Editor’s note: This letter is being reprinted due to several errors during its original run in our Feb. 3 issue. We apologize for any inconvenience this has caused.
To the Editor:
As a 1953-55 alumnus of International House (I-House), I am shocked and grieved at the recent peremptory announcement of the University of Chicago administration that it will soon be shutting down its residential facilities for graduate and international students, as well as visitors, which have graced and enhanced the university and our community since I-House was founded in 1932 with a gift from John D. Rockefeller. This action, if carried out, will seriously violate the intent and purpose of the gift, and also do considerable harm to the reputation and programs of the university at home and abroad. Already, the current I-House residents are being told that they will have to get out and go elsewhere.

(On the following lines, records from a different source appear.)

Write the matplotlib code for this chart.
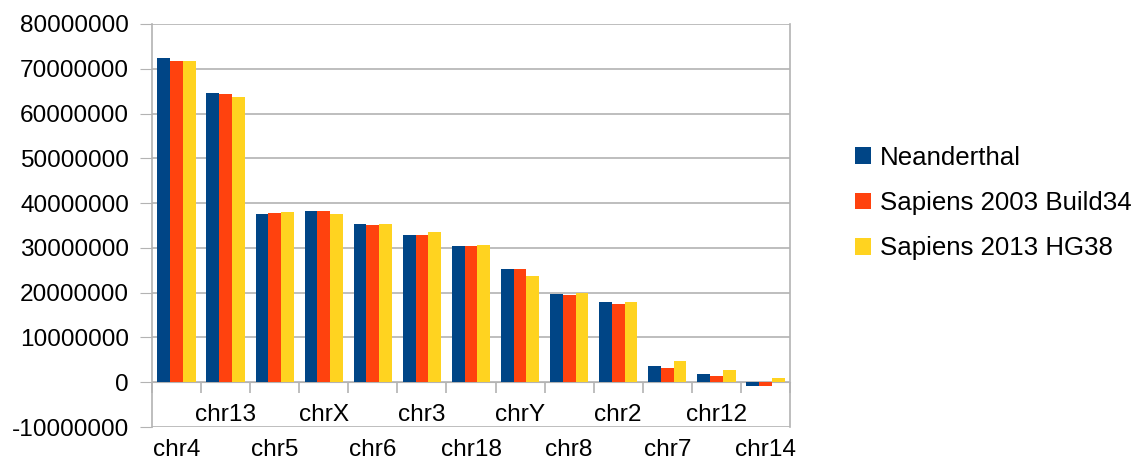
import numpy as np
import matplotlib
matplotlib.use("Agg")
import matplotlib.pyplot as plt
from matplotlib.patches import Patch
import matplotlib.transforms as mtransforms

categories = ["chr4", "chr13", "chr5", "chrX", "chr6", "chr3", "chr18",
              "chrY", "chr8", "chr2", "chr7", "chr12", "chr14"]
neanderthal = [72.4e6, 64.6e6, 37.5e6, 38.2e6, 35.3e6, 32.8e6, 30.4e6,
               25.3e6, 19.7e6, 17.9e6, 3.6e6, 1.8e6, -0.9e6]
sapiens_2003 = [71.7e6, 64.4e6, 37.8e6, 38.2e6, 35.1e6, 32.8e6, 30.4e6,
                25.3e6, 19.4e6, 17.4e6, 3.1e6, 1.3e6, -0.9e6]
sapiens_2013 = [71.7e6, 63.7e6, 38.0e6, 37.5e6, 35.3e6, 33.5e6, 30.6e6,
                23.7e6, 19.9e6, 17.9e6, 4.7e6, 2.7e6, 0.9e6]
series_names = ["Neanderthal", "Sapiens 2003 Build34", "Sapiens 2013 HG38"]
yticks = list(range(-10000000, 80000001, 10000000))

colors = ["#004586", "#ff420e", "#ffd320"]
grid_c = "#b3b3b3"
plt.rcParams['font.family'] = ['Liberation Sans', 'DejaVu Sans']
fs = 17.6

fig = plt.figure(figsize=(11.4, 4.62), dpi=100)
ax = fig.add_axes([152/1140, 35/462, 638/1140, 403/462])

x = np.arange(len(categories))
w = 0.26
for i, (vals, c) in enumerate(zip([neanderthal, sapiens_2003, sapiens_2013], colors)):
    ax.bar(x + (i - 1) * w, vals, width=w, color=c, label=series_names[i], zorder=3)

ax.set_xlim(-0.5, len(categories) - 0.5)
ax.set_ylim(yticks[0], yticks[-1])
ax.set_yticks(yticks)
ax.set_yticklabels([str(v) for v in yticks], fontsize=fs)
ax.yaxis.grid(True, color=grid_c, linewidth=1.2, zorder=0)
ax.tick_params(axis='y', direction='out', length=8.5, color=grid_c, pad=8)

# category axis at zero with boundary ticks
ax.spines['bottom'].set_position(('data', 0))
ax.spines['bottom'].set_color(grid_c)
ax.spines['bottom'].set_zorder(2)
for s in ['left', 'right']:
    ax.spines[s].set_color(grid_c)
    ax.spines[s].set_linewidth(1.2)
ax.spines['top'].set_visible(False)
ax.set_xticks(np.arange(len(categories) + 1) - 0.5)
ax.set_xticklabels([])
ax.tick_params(axis='x', direction='out', length=8, color=grid_c, width=1.2)

trans = mtransforms.blended_transform_factory(ax.transData, ax.transAxes)
for i, lab in enumerate(categories):
    yy = -(450 - 427) / 403 if i % 2 == 0 else (427 - 415) / 403
    t = ax.text(i, yy, lab, transform=trans, ha='center', va='center', fontsize=fs)
    t.set_clip_on(False)

handles = [Patch(facecolor=c, edgecolor='none') for c in colors]
fig.legend(handles, series_names, loc='center left', bbox_to_anchor=(855/1140, 1 - 203/462),
           frameon=False, fontsize=18.6, handlelength=0.62, handleheight=0.62,
           handletextpad=0.33, labelspacing=0.83, borderpad=0, borderaxespad=0)

fig.savefig("out.png", dpi=100)
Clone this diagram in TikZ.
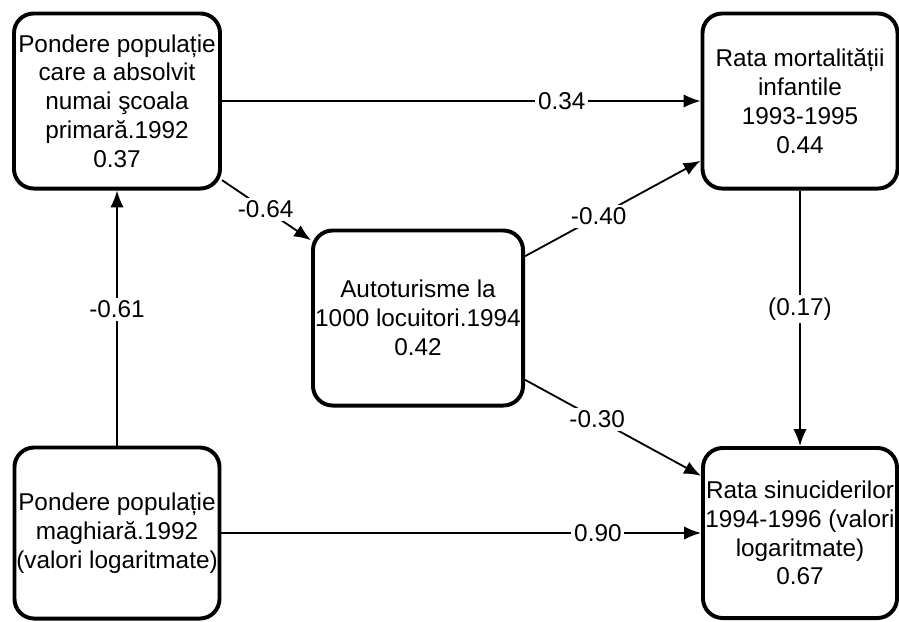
\documentclass[tikz,border=0pt]{standalone}
\usepackage{fontspec}
\setmainfont{Liberation Sans}
\usepackage{tikz}
\usetikzlibrary{positioning, arrows.meta}

\begin{document}
\begin{tikzpicture}[
  x=0.025cm, y=-0.025cm,
  box/.style 2 args={draw, line width=2.8pt, rounded corners=14pt,
    minimum width=#1, minimum height=#2, inner sep=0pt, align=center,
    font=\fontsize{17.3}{20.5}\selectfont},
  conn/.style={-{Latex[length=12pt, width=9.5pt]}, line width=1.3pt},
  coef/.style={fill=white, inner sep=2pt, font=\fontsize{17.3}{20.5}\selectfont}
]

\useasboundingbox (0,0) rectangle (899,621);

% scoala primara (stanga sus)
\node[box={5.15cm}{4.375cm}] (prim) at (117,101)
  {Pondere populație\\care a absolvit\\numai şcoala\\primară.1992\\0.37};

% mortalitate infantila (dreapta sus)
\node[box={4.875cm}{4.375cm}] (mort) at (800,101)
  {Rata mortalității\\infantile\\1993-1995\\0.44};

% autoturisme (centru)
\node[box={5.25cm}{4.375cm}] (auto) at (418,318)
  {Autoturisme la\\1000 locuitori.1994\\0.42};

% populatie maghiara (stanga jos)
\node[box={5.125cm}{4.275cm}] (magh) at (117,533)
  {Pondere populație\\maghiară.1992\\(valori logaritmate)};

% sinucideri (dreapta jos)
\node[box={4.85cm}{4.25cm}] (sinuc) at (800,533)
  {Rata sinuciderilor\\1994-1996 (valori\\logaritmate)\\0.67};

% coeficienti
\draw[conn] (prim) -- node[coef, pos=0.71] {0.34} (mort);
\draw[conn] (prim.-37) -- node[coef, pos=0.49] {-0.64} (auto.144);
\draw[conn] (auto.30) -- node[coef, pos=0.42] {-0.40} (mort.211);
\draw[conn] (auto.-30) -- node[coef, pos=0.41] {-0.30} (sinuc.150);
\draw[conn] (magh) -- node[coef, pos=0.535] {-0.61} (prim);
\draw[conn] (mort) -- node[coef, pos=0.465] {(0.17)} (sinuc);
\draw[conn] (magh) -- node[coef, pos=0.785] {0.90} (sinuc);

\end{tikzpicture}
\end{document}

The university administration has acted irrationally by already closing its various hotel and small residential properties as residential facilities, well before its big, new 55th Street dormitory is completed. The university now has threatened a unique facility, treating it like a convenient piece of real estate to fill with undergrads. We who are long-time donors to both the university and I-House feel that we have been deceived, and wonder why anyone would want to donate to an institution that diverts specific gifts to diversionary purposes.
Actions such as this suggest that our revered alma mater is more and more operated like a big business. The community and programs created at I-House are needed to support the international research faculty, students, and explorations the university presumably stands for. Not that many years ago, the university, under a different president, proposed closing I-House for other purposes. Chicago and international alumni rose up to protest and saved this unique resource. What is happening now is a betrayal. We must rise up in protest and action to prevent the mission of I-House from being changed and undermined.